Recommended output schema (all fields are optional, but output at least one of summary, score, or details):

json
{
  "valid": true,
  "score": 15.0,
  "pass_rate": 0.75,
  "summary": "15/20 targets completed",
  "details": [
    {
      "name": "target_1",
      "status": "PASSED",
      "message": "check passed",
      "score": 1.0,
      "weight": 1.0
    }
  ],
  "metrics": {
    "compile_time_seconds": 342
  }
}

Fields:

FieldTypeDescription
validboolWhether the submission is valid. Invalid submissions can be filtered by valid_then_score. Defaults to true.
scorenumberContinuous score used with score_direction and selection for ranking.
pass_ratenumberExplicit pass rate, usually from 0.0 to 1.0. If omitted, it can be computed from details.
summarystringHuman-readable summary shown to the agent.
detailslistPer-item results. Each item can contain name, status, message, score, and weight.
metricsdictArbitrary metrics for logging and analysis.

Use PASSED, FAILED, or ERROR for details[].status.
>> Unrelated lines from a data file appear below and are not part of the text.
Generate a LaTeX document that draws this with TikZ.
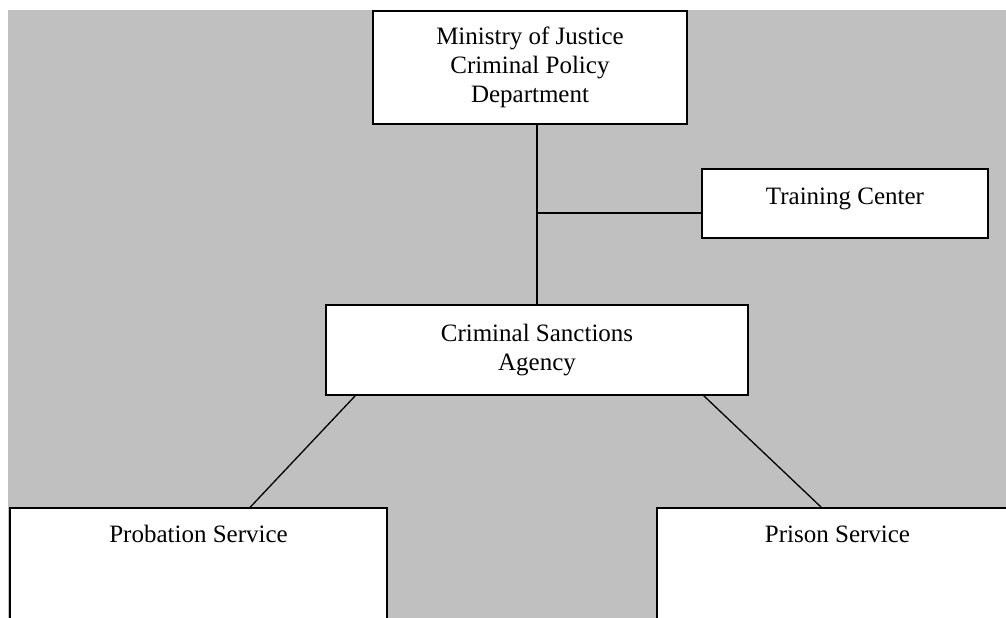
\documentclass[tikz,border=0pt]{standalone}
\usepackage{fontspec}
\setmainfont{Liberation Serif}
\usetikzlibrary{calc}
\definecolor{panelgray}{RGB}{192,192,192}
\tikzset{
  orgbox/.style={draw=black, fill=white, line width=1.6pt, inner sep=0pt,
    font=\fontsize{25pt}{29pt}\selectfont, align=center},
  link/.style={draw=black, line width=1.3pt}
}
\begin{document}
\begin{tikzpicture}[x=1pt,y=-1pt]
  \useasboundingbox (0,0) rectangle (1006,618);
  \clip (0,0) rectangle (1006,618);
  \fill[white] (0,0) rectangle (1006,618);
  % grey panel behind the chart
  \fill[panelgray] (8,10) rectangle (1010,622);

  % boxes
  \node[orgbox, minimum width=314pt, minimum height=113pt] (moj) at (530,67.5)
    {Ministry of Justice\\Criminal Policy\\Department};
  \node[orgbox, minimum width=286pt, text height=35pt, text depth=34pt] (train) at (845,203.5)
    {Training Center};
  \node[orgbox, minimum width=422pt, minimum height=90pt] (agency) at (537,350)
    {Criminal Sanctions\\Agency};
  \node[orgbox, minimum width=377pt, text height=34pt, text depth=98pt] (prob) at (198.5,574)
    {Probation Service};
  \node[orgbox, minimum width=361pt, text height=34pt, text depth=98pt] (prison) at (837.5,574)
    {Prison Service};

  % connectors
  \coordinate (junction) at (537,213);
  \draw[link] (agency.north |- moj.south) -- (agency.north);
  \draw[link] (junction) -- (junction -| train.west);
  \draw[link] ($(agency.south west)+(30,0)$) -- ($(prob.north west)+(241,0)$);
  \draw[link] ($(agency.south east)+(-45,0)$) -- ($(prison.north west)+(165,0)$);
\end{tikzpicture}
\end{document}
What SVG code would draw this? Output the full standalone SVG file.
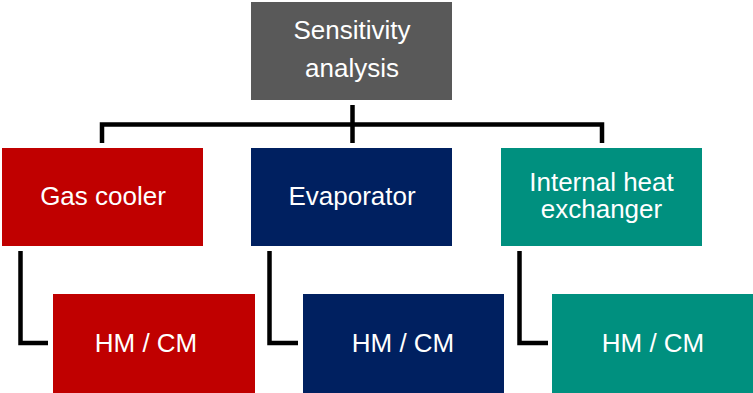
<svg xmlns="http://www.w3.org/2000/svg" width="753" height="393" viewBox="0 0 753 393">
<style>
.t{font-family:"Liberation Sans",Arial,sans-serif;font-size:26px;fill:#ffffff;text-anchor:middle}
.c{fill:none;stroke:#000;stroke-width:4.5}
.red{fill:#C00000}
.navy{fill:#002060}
.teal{fill:#00907F}
.gray{fill:#595959}
</style>
<rect width="753" height="393" fill="#fff"/>
<g id="connectors">
<path class="c" d="M102,143 V124.5 H602 V143"/>
<path class="c" d="M352.5,105 V143"/>
<path class="c" d="M20.5,251 V343 H48"/>
<path class="c" d="M269.5,251 V343 H298"/>
<path class="c" d="M519.5,251 V343 H548"/>
</g>
<g id="sensitivity">
<rect class="gray" x="251" y="2" width="201" height="98"/>
<text class="t" x="352" y="38.5">Sensitivity</text>
<text class="t" x="352" y="76.5">analysis</text>
</g>
<g id="gascooler">
<rect class="red" x="2" y="148" width="201" height="98"/>
<text class="t" x="103" y="205">Gas cooler</text>
</g>
<g id="evaporator">
<rect class="navy" x="251" y="148" width="201" height="98"/>
<text class="t" x="352" y="205">Evaporator</text>
</g>
<g id="ihx">
<rect class="teal" x="501" y="148" width="201" height="98"/>
<text class="t" x="601.5" y="190.5">Internal heat</text>
<text class="t" x="601.5" y="218">exchanger</text>
</g>
<g id="hmcm1">
<rect class="red" x="53" y="294" width="202" height="99"/>
<text class="t" x="146" y="352">HM / CM</text>
</g>
<g id="hmcm2">
<rect class="navy" x="303" y="294" width="201" height="99"/>
<text class="t" x="403" y="352">HM / CM</text>
</g>
<g id="hmcm3">
<rect class="teal" x="552" y="294" width="202" height="99"/>
<text class="t" x="653" y="352">HM / CM</text>
</g>
</svg>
Prefer wrapping the JSON with explicit markers:

text
>>>>> Start Structured Result
{
  "valid": true,
  "score": 15.0,
  "pass_rate": 0.75,
  "summary": "15/20 targets completed"
}
>>>>> End Structured Result

The parser can also detect a standalone JSON object in the output, but markers are more robust because they avoid accidentally parsing unrelated JSON logs.

Task config example:

json
{
  "judge": {
    "eval_cmd": "python /home/judge/eval.py /home/workspace",
    "parser": "structured_json",
    "score_direction": "maximize",
    "selection": "valid_then_score"
  }
}

pytest_v

pytest_v parses standard pytest -v output and is suitable for simple Python unit-test tasks.

Recognized statuses:

  • PASSED -> passed
  • FAILED -> failed
  • ERROR -> error
  • XFAIL / XPASS -> counted as passed
  • SKIPPED -> ignored

Example input:

text
tests/test_ops.py::test_add PASSED
tests/test_ops.py::test_mul FAILED
tests/test_ops.py::test_neg ERROR
========================= 1 passed, 1 failed, 1 error in 3.45s ==========================

Parsed output:

json
[
  {"name": "tests/test_ops.py::test_add", "status": "PASSED"},
  {"name": "tests/test_ops.py::test_mul", "status": "FAILED"},
  {"name": "tests/test_ops.py::test_neg", "status": "ERROR"}
]

Eval command examples:

bash
python -m pytest tests/ -v
python -m pytest tests/ -v --forked

Task config example:

json
{
  "judge": {
    "eval_cmd": "python -m pytest tests/ -v",
    "parser": "pytest_v"
  }
}

score_sum

score_sum parses per-case scoring output for competitive programming and optimization tasks.

Expected format:

text
CASE 0000 OK score=12461
CASE 0001 OK score=13335.5
CASE 0002 TLE score=0
CASE 0003 RE score=0
CASE 0004 WA score=0
CASE 0005 CE score=0
TOTAL_SCORE 826577
CASES_OK 48
CASES_TOTAL 50

Status codes:

CodeMeaningMapped Status
OKRan successfullyPASSED
TLETime limit exceededFAILED
RERuntime errorFAILED
WAWrong answerFAILED
CECompile errorFAILED

Parsed output:

json
[
  {"name": "case_0000", "status": "PASSED"},
  {"name": "case_0001", "status": "PASSED"},
  {"name": "case_0002_TLE", "status": "FAILED"},
  {"name": "case_0003_RE", "status": "FAILED"},
  {"name": "case_0004_WA", "status": "FAILED"},
  {"name": "case_0005_CE", "status": "FAILED"}
]

TIP

TOTAL_SCORE is not used by the score_sum parser itself. The grading module extracts it separately and stores it in EvalReport.score. Combined with score_direction and selection, this enables continuous scoring for optimization tasks.

Task config example:

json
{
  "judge": {
    "eval_cmd": "./run_eval.sh",
    "parser": "score_sum",
    "score_direction": "maximize",
    "selection": "score_first"
  }
}